PROBLEM REQUIREMENTS:
Which lines below fall between the one containing "Give me the matplotlib source for this chart." and the one containing "from matplotlib.lines import Line2D"? Repeat them exactly, counting both of those lines, and add nothing else.

EXERCISE INPUT:
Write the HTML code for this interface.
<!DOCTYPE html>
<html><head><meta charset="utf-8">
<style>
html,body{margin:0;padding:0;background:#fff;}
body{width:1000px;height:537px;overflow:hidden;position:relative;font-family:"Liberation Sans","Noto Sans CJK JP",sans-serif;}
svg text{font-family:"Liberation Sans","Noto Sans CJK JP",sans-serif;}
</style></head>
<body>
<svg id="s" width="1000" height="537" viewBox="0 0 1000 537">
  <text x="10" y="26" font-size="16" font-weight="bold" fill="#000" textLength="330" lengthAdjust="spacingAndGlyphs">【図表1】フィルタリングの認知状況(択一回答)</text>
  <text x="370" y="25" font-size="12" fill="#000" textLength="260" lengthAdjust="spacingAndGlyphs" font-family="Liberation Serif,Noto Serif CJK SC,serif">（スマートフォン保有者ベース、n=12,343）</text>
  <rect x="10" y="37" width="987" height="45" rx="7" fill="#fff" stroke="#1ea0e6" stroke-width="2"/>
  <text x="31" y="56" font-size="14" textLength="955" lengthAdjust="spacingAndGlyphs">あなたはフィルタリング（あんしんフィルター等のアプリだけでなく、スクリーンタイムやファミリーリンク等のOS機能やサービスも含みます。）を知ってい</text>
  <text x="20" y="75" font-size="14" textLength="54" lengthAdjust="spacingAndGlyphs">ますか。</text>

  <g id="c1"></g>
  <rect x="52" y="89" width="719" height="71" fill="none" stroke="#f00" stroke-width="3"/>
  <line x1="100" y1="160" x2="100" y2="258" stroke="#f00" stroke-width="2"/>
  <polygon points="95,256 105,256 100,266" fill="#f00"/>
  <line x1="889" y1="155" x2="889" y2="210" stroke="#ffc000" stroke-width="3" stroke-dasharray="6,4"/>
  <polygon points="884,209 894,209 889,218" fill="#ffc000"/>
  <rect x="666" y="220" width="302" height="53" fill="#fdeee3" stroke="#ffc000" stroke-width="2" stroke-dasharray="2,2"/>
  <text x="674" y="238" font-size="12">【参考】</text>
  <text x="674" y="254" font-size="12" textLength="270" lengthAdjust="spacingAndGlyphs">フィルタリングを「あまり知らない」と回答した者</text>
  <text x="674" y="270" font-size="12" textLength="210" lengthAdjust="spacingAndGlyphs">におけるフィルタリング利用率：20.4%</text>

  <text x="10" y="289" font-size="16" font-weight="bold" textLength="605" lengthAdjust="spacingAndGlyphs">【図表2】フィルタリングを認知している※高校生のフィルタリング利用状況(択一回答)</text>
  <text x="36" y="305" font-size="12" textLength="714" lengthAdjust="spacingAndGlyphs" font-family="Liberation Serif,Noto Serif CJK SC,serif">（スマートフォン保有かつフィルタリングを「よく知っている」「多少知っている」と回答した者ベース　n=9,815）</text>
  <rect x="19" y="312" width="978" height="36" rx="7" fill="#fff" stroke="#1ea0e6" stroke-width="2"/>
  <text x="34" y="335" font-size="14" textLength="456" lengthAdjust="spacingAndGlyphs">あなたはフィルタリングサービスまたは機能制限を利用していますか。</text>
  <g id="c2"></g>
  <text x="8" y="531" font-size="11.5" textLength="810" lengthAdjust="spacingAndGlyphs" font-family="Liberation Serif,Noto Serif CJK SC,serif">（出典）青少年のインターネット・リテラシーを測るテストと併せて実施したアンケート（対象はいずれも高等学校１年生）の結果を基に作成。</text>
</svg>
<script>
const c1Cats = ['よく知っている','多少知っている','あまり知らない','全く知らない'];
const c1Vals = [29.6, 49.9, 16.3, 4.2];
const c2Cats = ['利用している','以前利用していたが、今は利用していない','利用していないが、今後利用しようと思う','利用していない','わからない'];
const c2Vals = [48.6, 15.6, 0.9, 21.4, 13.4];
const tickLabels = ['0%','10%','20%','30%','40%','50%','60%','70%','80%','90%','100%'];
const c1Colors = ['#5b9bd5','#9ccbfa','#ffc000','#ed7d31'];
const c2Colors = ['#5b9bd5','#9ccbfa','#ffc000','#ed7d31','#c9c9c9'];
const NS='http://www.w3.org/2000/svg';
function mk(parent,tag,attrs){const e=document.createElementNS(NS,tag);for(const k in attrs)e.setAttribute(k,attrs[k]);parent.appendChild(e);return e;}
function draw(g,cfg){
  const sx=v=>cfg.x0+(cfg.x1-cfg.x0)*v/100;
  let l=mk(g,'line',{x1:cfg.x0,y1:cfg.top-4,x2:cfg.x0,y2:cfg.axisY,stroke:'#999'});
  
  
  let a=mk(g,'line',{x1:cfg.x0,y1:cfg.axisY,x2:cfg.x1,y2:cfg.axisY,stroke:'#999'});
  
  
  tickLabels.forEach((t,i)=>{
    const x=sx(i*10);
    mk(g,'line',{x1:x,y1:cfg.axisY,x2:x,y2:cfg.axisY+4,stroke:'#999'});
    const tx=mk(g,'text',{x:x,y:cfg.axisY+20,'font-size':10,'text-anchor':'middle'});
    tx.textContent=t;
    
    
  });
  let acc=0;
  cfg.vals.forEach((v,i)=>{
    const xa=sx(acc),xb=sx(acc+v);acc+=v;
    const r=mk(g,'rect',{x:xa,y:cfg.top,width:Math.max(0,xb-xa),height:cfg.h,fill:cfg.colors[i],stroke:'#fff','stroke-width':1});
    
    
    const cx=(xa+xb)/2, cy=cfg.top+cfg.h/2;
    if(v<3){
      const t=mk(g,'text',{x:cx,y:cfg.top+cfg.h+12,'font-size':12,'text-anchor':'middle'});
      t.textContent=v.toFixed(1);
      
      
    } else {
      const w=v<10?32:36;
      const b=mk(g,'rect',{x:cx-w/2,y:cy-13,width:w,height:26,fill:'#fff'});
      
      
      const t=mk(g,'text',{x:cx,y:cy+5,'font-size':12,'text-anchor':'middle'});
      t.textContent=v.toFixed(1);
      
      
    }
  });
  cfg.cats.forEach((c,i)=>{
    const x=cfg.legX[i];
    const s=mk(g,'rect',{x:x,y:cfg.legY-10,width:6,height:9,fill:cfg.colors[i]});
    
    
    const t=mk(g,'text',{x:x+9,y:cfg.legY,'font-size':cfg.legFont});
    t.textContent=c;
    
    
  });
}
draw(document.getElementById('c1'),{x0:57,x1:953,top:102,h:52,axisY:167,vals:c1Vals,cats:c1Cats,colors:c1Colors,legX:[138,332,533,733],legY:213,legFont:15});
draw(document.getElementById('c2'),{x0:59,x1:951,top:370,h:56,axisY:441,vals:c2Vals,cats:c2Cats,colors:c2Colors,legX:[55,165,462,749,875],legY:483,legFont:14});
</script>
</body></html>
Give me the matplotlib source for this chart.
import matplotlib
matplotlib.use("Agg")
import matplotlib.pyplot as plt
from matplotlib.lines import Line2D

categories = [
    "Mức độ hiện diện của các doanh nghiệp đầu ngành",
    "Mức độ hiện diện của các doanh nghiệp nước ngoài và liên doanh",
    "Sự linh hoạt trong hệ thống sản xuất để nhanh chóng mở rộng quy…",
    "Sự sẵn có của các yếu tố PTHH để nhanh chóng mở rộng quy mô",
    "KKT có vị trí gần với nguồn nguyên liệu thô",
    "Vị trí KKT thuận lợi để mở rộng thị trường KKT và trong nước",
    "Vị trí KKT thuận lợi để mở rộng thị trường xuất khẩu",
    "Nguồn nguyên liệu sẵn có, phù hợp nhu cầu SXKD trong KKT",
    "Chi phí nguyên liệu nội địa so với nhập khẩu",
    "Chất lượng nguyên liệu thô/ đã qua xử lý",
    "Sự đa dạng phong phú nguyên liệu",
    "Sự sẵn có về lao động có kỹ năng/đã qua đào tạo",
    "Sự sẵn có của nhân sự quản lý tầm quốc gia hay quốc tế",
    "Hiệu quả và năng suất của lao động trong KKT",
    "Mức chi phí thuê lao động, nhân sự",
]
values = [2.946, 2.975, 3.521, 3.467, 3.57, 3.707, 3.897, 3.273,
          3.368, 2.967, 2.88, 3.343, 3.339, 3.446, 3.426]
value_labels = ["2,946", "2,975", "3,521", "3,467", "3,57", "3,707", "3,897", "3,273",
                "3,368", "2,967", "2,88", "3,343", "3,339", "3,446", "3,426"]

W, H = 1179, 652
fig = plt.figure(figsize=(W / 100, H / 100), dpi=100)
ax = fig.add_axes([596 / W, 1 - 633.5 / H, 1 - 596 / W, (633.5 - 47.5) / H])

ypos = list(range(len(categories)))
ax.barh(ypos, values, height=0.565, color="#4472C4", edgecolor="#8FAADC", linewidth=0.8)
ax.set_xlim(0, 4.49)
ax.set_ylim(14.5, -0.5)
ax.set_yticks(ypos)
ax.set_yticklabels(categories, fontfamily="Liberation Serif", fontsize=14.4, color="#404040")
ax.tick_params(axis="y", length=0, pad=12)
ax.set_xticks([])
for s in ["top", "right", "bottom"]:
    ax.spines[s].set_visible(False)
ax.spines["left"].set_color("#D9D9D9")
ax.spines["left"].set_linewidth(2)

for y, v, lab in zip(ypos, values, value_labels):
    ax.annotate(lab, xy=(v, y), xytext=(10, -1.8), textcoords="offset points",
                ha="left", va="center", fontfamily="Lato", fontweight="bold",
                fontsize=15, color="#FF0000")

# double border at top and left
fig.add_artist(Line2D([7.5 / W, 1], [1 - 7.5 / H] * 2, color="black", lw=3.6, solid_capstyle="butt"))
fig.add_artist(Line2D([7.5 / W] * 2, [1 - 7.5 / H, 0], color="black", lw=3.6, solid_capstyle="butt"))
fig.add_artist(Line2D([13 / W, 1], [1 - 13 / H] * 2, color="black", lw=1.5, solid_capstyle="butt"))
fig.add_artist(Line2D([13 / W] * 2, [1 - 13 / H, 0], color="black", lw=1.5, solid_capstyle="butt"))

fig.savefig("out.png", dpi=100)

ANSWER TO THE EXERCISE:
Give me the matplotlib source for this chart.
import matplotlib
matplotlib.use("Agg")
import matplotlib.pyplot as plt
from matplotlib.lines import Line2D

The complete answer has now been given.